Let me start by saying thank you for taking the time out to help, it is very
>It appears that you want to predict a continuous variable rather a
>nominal level one so I don't see it as a classification problem.
Ideally yes, but i'd be happy to use some sort of discretization process to
convert the sales conversion to a class (ie, low, medium & high)
>Do you have a limited set of words that applies to every case? "top"
>"10" . . . ? with values yes and no or yes/no/does not apply?
The set of words would continue to grow as more articles are analyzed
>How many cases (entities, records, lines) do you have in your data set?
>How many variables (attribute fields, columns)) to you want to use as
>predictors? Do you have the one nominal level predictor (publication)
>and 6 dichotomous predictors only?
Based on my research it seemed like converting each word into an attribute
was the way to go (akin to a customers shopping cart which has only a couple
of the stores many products)
>How many different values does the variable "publication" have?
>What does "sales conversion" rate mean?
For each article I know how many leads were produced and how many ended in
sales. The "sales conversion" is simply this ratio (higher is better)

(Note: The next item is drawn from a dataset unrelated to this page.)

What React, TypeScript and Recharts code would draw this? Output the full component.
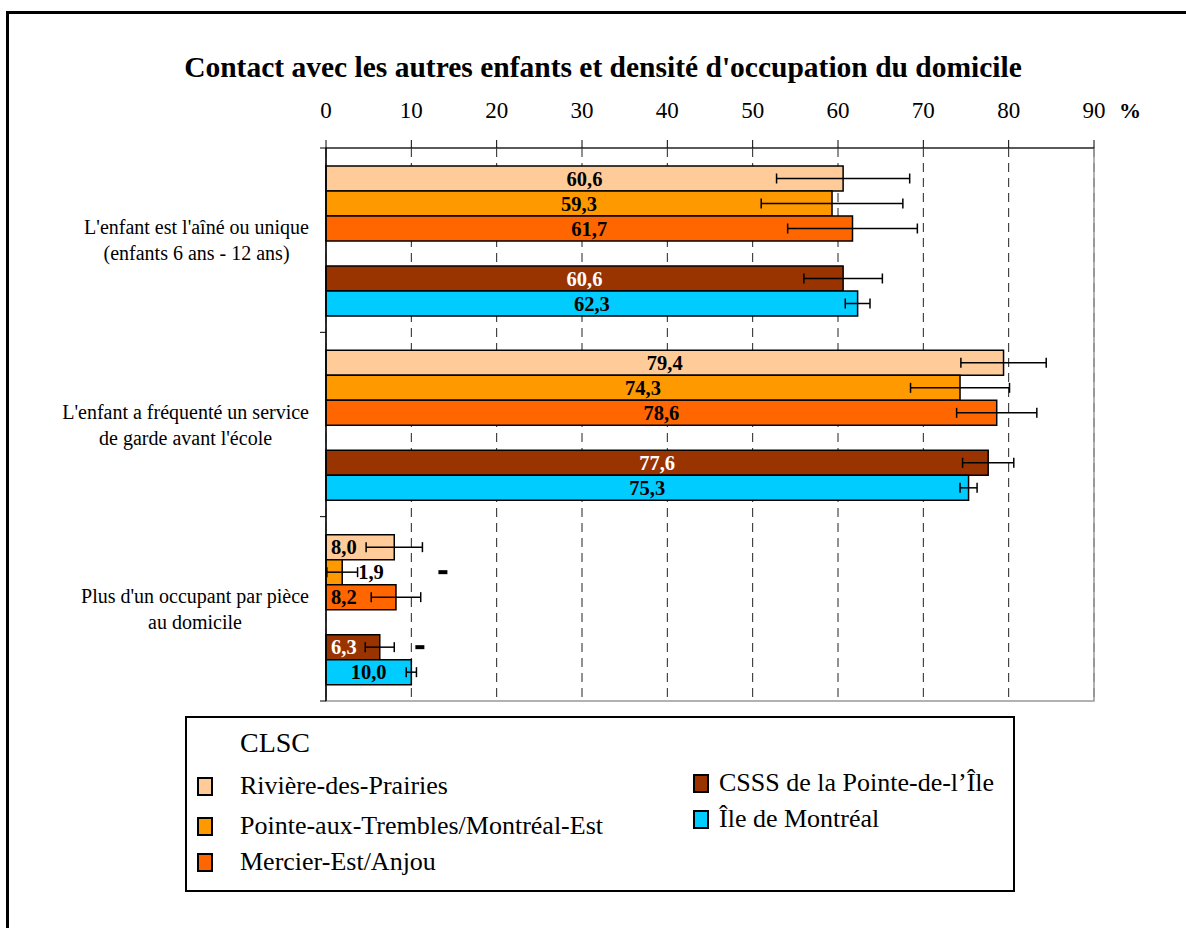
import React from 'react'
import { BarChart, Bar, XAxis, YAxis, CartesianGrid, ErrorBar, LabelList, ReferenceArea } from 'recharts'

/* ── Data ── */

const CATEGORIES = [
  "L'enfant est l'aîné ou unique\n(enfants 6 ans - 12 ans)",
  "L'enfant a fréquenté un service\nde garde avant l'école",
  "Plus d'un occupant par pièce\nau domicile",
]

const RDP = [60.6, 79.4, 8.0]
const PAT = [59.3, 74.3, 1.9]
const MEA = [61.7, 78.6, 8.2]
const CSSS = [60.6, 77.6, 6.3]
const MTL = [62.3, 75.3, 10.0]

// half-width of the confidence intervals
const RDP_ERR = [7.8, 5.0, 3.3]
const PAT_ERR = [8.3, 5.8, 1.8]
const MEA_ERR = [7.6, 4.7, 2.9]
const CSSS_ERR = [4.6, 3.0, 1.7]
const MTL_ERR = [1.45, 1.0, 0.6]

// where the "-" significance marks sit (in %)
const PAT_MARK = [null, null, 13.7]
const CSSS_MARK = [null, null, 11.0]

const X_TICKS = [0, 10, 20, 30, 40, 50, 60, 70, 80, 90]

const SERIES = [
  { key: 'rdp', name: 'Rivière-des-Prairies', color: '#FFCC99', text: '#000' },
  { key: 'pat', name: 'Pointe-aux-Trembles/Montréal-Est', color: '#FF9900', text: '#000' },
  { key: 'mea', name: 'Mercier-Est/Anjou', color: '#FF6600', text: '#000' },
  { key: 'gap', name: '', color: 'none', text: '#000' },
  { key: 'csss', name: 'CSSS de la Pointe-de-l\u2019Île', color: '#993300', text: '#fff' },
  { key: 'mtl', name: 'Île de Montréal', color: '#00CCFF', text: '#000' },
]

const data = CATEGORIES.map((name, i) => ({
  name,
  rdp: RDP[i], rdpErr: RDP_ERR[i],
  pat: PAT[i], patErr: PAT_ERR[i],
  mea: MEA[i], meaErr: MEA_ERR[i],
  gap: null,
  csss: CSSS[i], csssErr: CSSS_ERR[i],
  mtl: MTL[i], mtlErr: MTL_ERR[i],
}))

const MARKS: Record<string, (number | null)[]> = { pat: PAT_MARK, csss: CSSS_MARK }

/* ── Layout ── */

const W = 1186
const H = 928
const PLOT_LEFT = 326
const PLOT_TOP = 148
const PLOT_BOTTOM = 701
const PLOT_RIGHT = 1094
const PLOT_H = PLOT_BOTTOM - PLOT_TOP
const LABEL_RIGHT = 309
const FONT = '"Liberation Serif", "Times New Roman", serif'
const CAT_FONT = 20

let ctx: CanvasRenderingContext2D | null = null
function measure(t: string, font: string) {
  if (!ctx) ctx = document.createElement('canvas').getContext('2d')
  if (!ctx) return t.length * 9
  ctx.font = font
  return ctx.measureText(t).width
}

const fmt = (v: number) => v.toFixed(1).replace('.', ',')

function CategoryTick(props: any) {
  const { y, payload, index } = props
  const lines = String(payload.value).split('\n')
  const w = Math.max(...lines.map(l => measure(l, `${CAT_FONT}px "Liberation Serif"`)))
  const cx = LABEL_RIGHT - w / 2
  const half = PLOT_H / CATEGORIES.length / 2
  return (
    <g>
      <line x1={PLOT_LEFT - 6} x2={PLOT_LEFT} y1={y - half} y2={y - half} stroke="#000" />
      {index === CATEGORIES.length - 1 && (
        <line x1={PLOT_LEFT - 6} x2={PLOT_LEFT} y1={y + half} y2={y + half} stroke="#000" />
      )}
      <text x={cx} y={y} textAnchor="middle" fontSize={CAT_FONT} fontFamily={FONT} fill="#000">
        {lines.map((l, i) => (
          <tspan key={i} x={cx} dy={i === 0 ? -6 : 26}>{l}</tspan>
        ))}
      </text>
    </g>
  )
}

function ValueTick(props: any) {
  const { x, y, payload } = props
  return (
    <text x={x} y={y} textAnchor="middle" fontSize={23} fontFamily={FONT} fill="#000">
      {payload.value}
    </text>
  )
}

const makeLabel = (key: string, color: string) => (props: any) => {
  const vb = props.viewBox ?? {}
  const x = props.x ?? vb.x
  const y = props.y ?? vb.y
  const width = props.width ?? vb.width
  const height = props.height ?? vb.height
  const { value, index } = props
  if (value == null || x == null) return null
  const cy = y + height / 2 + 7
  let tx = x + width / 2
  let anchor: 'middle' | 'start' = 'middle'
  if (width < 40) { tx = x + width + 16; anchor = 'start' }
  else if (width < 75) { tx = x + 5; anchor = 'start' }
  const mark = MARKS[key]?.[index]
  return (
    <g>
      <text x={tx} y={cy} textAnchor={anchor} fontSize={20.5} fontWeight="bold" fontFamily={FONT} fill={color}>
        {fmt(value)}
      </text>
      {mark != null && (
        <rect x={x + (mark * width) / value - 4.5} y={y + height / 2 - 2} width={9} height={4} fill="#000" />
      )}
    </g>
  )
}

function LegendBox() {
  const items = SERIES.filter(s => s.key !== 'gap')
  const pos = [
    { left: 10, top: 55 },
    { left: 10, top: 95 },
    { left: 10, top: 131 },
    { left: 506, top: 52 },
    { left: 506, top: 88 },
  ]
  return (
    <div style={{
      position: 'absolute', left: 185, top: 716, width: 826, height: 172,
      border: '2px solid #000', background: '#fff', fontFamily: FONT,
    }}>
      <div style={{ position: 'absolute', left: 53, top: 11, fontSize: 28, lineHeight: 1 }}>CLSC</div>
      {items.map((s, i) => (
        <div key={s.key} style={{ position: 'absolute', left: pos[i].left, top: pos[i].top, height: 26, display: 'flex', alignItems: 'center' }}>
          <div style={{ width: 16, height: 19, background: s.color, border: '2px solid #000', boxSizing: 'border-box' }} />
          <div style={{ marginLeft: i < 3 ? 27 : 10, fontSize: 26, lineHeight: 1, whiteSpace: 'nowrap' }}>{s.name}</div>
        </div>
      ))}
    </div>
  )
}

export default function App() {
  return (
    <div style={{ position: 'absolute', left: 0, top: 0, width: W, height: H, background: '#fff', overflow: 'hidden' }}>
      <div style={{
        position: 'absolute', left: 6, top: 11, width: W + 20, height: H + 20,
        borderTop: '3px solid #000', borderLeft: '3px solid #000',
      }} />
      <div style={{
        position: 'absolute', left: 0, top: 53, width: 1206, textAlign: 'center',
        fontFamily: FONT, fontWeight: 'bold', fontSize: 29.5, lineHeight: 1, whiteSpace: 'nowrap',
      }}>
        Contact avec les autres enfants et densité d'occupation du domicile
      </div>
      <div style={{ position: 'absolute', left: 0, top: 0 }}>
        <BarChart
          width={W}
          height={H}
          data={data}
          layout="vertical"
          margin={{ top: PLOT_TOP - 40, right: W - PLOT_RIGHT, bottom: H - PLOT_BOTTOM, left: PLOT_LEFT - 300 }}
          barCategoryGap={18}
          barGap={0}
        >
          <CartesianGrid horizontal={false} stroke="#222" strokeDasharray="9 6" />
          <ReferenceArea x1={0} x2={90} stroke="#999" strokeWidth={1.5} fill="none" fillOpacity={0} ifOverflow="visible" />
          <XAxis
            type="number"
            orientation="top"
            domain={[0, 90]}
            ticks={X_TICKS}
            interval={0}
            height={40}
            tickSize={8}
            tickMargin={22}
            tick={<ValueTick />}
            axisLine={{ stroke: '#000' }}
            tickLine={{ stroke: '#000' }}
            label={{
              content: (p: any) => {
                const vb = p.viewBox
                return (
                  <text x={vb.x + vb.width + 36} y={PLOT_TOP - 30} textAnchor="middle" fontSize={22} fontWeight="bold" fontFamily={FONT}>%</text>
                )
              },
            }}
          />
          <YAxis
            type="category"
            dataKey="name"
            width={300}
            tickLine={false}
            axisLine={{ stroke: '#000', strokeWidth: 1.5 }}
            tick={<CategoryTick />}
            interval={0}
          />
          {SERIES.map(s => (
            <Bar
              key={s.key}
              dataKey={s.key}
              fill={s.color}
              stroke="#000"
              strokeWidth={1.5}
              isAnimationActive={false}
            >
              {s.key !== 'gap' && (
                <ErrorBar dataKey={`${s.key}Err`} direction="x" width={5} stroke="#000" strokeWidth={1.5} isAnimationActive={false} />
              )}
              {s.key !== 'gap' && <LabelList dataKey={s.key} content={makeLabel(s.key, s.text)} />}
            </Bar>
          ))}
        </BarChart>
      </div>
      <LegendBox />
    </div>
  )
}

>Why do you think having these words in the article field would be
>predictive of sales conversion?
Currently we simply use a list of 200 keywords to decide which articles to
use. I'm pretty sure that this list can be improved. A good example is the
word 'doctor'. The product being sold are plaques (the kind that doctors
love to hand on their walls). I feel pretty sure that their are other
patterns in the data waiting to be pulled out.